The Heart of What Was Lost
Tad Williams
Duke Isgrimnur has pursued the defeated Norns to their last citadel, but they do not give up. As he besieges them, he confronts questions about the morality of genocide and the price of victory. Meanwhile they confront their inability to change, their nostalgia for lost glory, and their undying hatred of all things human. Williams’ story explores the moral vagaries of war through the eyes of generals and soldiers and explains the ultimate fate of the Norns in this bridge novel between his classic trilogy Memory, Sorrow, and Thorn and his forthcoming The Last King of Osten Ard trilogy.
The Facefaker’s Game
Chandler J. Birch
Trust is elusive for Ashes, an orphan living in the slum of Burroughside, where evil Mr. Ragged runs the gangs and the night is filled with walking terrors. When the rebel Artificers recruit Ashes, he soon discovers magical abilities that may allow him to tip the balance of power. Overthrowing the entrenched Mr. Ragged is more difficult than he expects, and Ashes will have to learn to trust others—even in the face of betrayal. Birch’s debut novel is an exciting adventure tale of likable rogues and evil noblemen. (Cautions: swearing and implied pederasty by an evil character)
Afterword
James Thurber is chiefly known as the American humorist who wrote “The Secret Life of Walter Mitty,” a staple story for high-school English classrooms. A few have gone on to read collections of his columns for The New Yorker, but one of his best but overlooked works is The 13 Clocks.
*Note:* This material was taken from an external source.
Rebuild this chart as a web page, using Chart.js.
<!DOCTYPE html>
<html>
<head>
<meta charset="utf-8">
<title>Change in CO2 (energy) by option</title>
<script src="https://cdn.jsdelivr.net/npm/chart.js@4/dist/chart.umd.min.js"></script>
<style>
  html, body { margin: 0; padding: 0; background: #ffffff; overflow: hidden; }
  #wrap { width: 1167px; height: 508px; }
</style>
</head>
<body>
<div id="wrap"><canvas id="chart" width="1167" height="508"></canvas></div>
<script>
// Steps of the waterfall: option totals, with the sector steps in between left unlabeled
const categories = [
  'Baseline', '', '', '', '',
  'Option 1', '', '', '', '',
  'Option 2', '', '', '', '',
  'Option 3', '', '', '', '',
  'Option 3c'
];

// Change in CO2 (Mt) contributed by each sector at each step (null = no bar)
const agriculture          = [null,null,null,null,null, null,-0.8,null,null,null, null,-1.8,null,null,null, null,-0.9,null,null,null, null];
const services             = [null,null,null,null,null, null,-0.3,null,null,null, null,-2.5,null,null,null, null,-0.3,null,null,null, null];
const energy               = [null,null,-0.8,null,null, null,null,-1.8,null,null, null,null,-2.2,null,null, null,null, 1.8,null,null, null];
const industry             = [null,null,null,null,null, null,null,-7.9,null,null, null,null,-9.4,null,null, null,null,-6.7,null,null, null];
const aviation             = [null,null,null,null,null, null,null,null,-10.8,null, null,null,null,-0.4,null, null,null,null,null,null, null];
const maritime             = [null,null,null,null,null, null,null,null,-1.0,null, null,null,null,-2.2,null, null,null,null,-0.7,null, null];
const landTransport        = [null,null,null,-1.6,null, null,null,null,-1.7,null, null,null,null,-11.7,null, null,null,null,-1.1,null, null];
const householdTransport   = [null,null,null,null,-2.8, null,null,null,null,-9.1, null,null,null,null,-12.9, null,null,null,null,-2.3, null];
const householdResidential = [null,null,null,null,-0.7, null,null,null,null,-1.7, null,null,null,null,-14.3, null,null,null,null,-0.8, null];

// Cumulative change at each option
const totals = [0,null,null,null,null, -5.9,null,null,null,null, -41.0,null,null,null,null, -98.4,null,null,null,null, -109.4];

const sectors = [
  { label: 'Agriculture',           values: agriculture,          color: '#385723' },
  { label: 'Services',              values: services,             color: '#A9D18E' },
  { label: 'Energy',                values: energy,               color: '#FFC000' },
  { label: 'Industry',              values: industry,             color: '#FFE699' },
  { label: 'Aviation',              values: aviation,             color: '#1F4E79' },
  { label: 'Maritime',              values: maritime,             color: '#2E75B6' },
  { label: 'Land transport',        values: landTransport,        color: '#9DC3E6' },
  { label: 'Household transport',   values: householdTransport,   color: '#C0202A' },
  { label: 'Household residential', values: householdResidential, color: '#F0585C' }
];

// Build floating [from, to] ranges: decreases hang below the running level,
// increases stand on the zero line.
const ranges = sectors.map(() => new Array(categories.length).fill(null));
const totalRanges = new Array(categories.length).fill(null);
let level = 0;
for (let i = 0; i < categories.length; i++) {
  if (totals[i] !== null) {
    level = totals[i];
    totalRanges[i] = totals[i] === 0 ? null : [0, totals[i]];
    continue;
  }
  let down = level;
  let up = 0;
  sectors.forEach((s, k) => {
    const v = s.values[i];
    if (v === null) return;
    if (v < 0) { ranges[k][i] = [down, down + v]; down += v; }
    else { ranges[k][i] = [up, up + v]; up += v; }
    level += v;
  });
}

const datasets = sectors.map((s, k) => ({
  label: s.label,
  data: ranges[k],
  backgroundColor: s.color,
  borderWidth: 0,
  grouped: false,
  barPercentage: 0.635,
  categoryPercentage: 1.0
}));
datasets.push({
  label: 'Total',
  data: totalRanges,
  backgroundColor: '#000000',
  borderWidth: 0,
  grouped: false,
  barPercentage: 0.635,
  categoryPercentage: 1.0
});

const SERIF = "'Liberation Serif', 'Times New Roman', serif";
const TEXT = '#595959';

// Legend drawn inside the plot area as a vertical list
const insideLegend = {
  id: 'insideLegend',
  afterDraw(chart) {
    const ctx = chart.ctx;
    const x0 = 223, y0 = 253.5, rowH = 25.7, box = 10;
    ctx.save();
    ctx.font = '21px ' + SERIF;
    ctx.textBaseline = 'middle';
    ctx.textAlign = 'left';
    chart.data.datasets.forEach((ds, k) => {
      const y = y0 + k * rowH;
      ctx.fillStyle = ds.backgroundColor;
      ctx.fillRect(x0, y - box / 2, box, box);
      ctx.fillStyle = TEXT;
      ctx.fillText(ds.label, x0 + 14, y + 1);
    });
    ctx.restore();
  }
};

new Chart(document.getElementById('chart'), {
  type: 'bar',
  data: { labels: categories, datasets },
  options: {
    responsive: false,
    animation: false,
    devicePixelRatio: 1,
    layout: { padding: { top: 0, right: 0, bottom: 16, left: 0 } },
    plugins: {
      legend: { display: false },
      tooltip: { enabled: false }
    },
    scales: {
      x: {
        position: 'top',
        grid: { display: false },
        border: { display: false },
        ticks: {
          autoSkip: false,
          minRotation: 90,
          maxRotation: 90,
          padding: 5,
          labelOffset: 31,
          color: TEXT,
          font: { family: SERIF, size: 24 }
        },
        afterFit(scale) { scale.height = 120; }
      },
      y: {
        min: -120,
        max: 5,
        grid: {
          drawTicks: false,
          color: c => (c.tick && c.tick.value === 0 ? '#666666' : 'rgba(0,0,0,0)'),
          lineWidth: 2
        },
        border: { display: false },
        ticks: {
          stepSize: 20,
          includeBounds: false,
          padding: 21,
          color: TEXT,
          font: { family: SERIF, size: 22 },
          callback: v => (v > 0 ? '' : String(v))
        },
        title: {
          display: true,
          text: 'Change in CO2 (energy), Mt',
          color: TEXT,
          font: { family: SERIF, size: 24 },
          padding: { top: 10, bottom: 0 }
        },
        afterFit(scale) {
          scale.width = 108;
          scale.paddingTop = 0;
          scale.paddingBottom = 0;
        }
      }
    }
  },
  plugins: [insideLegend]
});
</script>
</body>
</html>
Recently released in a new edition including the original Marc Simont color illustrations (Penguin Classics Deluxe Edition, 2016), this not-quite fairy tale about a prince who saves a princess is, as Neil Gaiman writes in his introduction, full of “magical, wonderful, tasty words.” On one level, it is a predictable fairy tale that any reader of the Brothers Grimm or Hans Christian Andersen would enjoy, but on another, it is a raucous play of words that sounds like poetry, reads like prose, and narrowly skirts the line between the ridiculous and the profound. —J.O.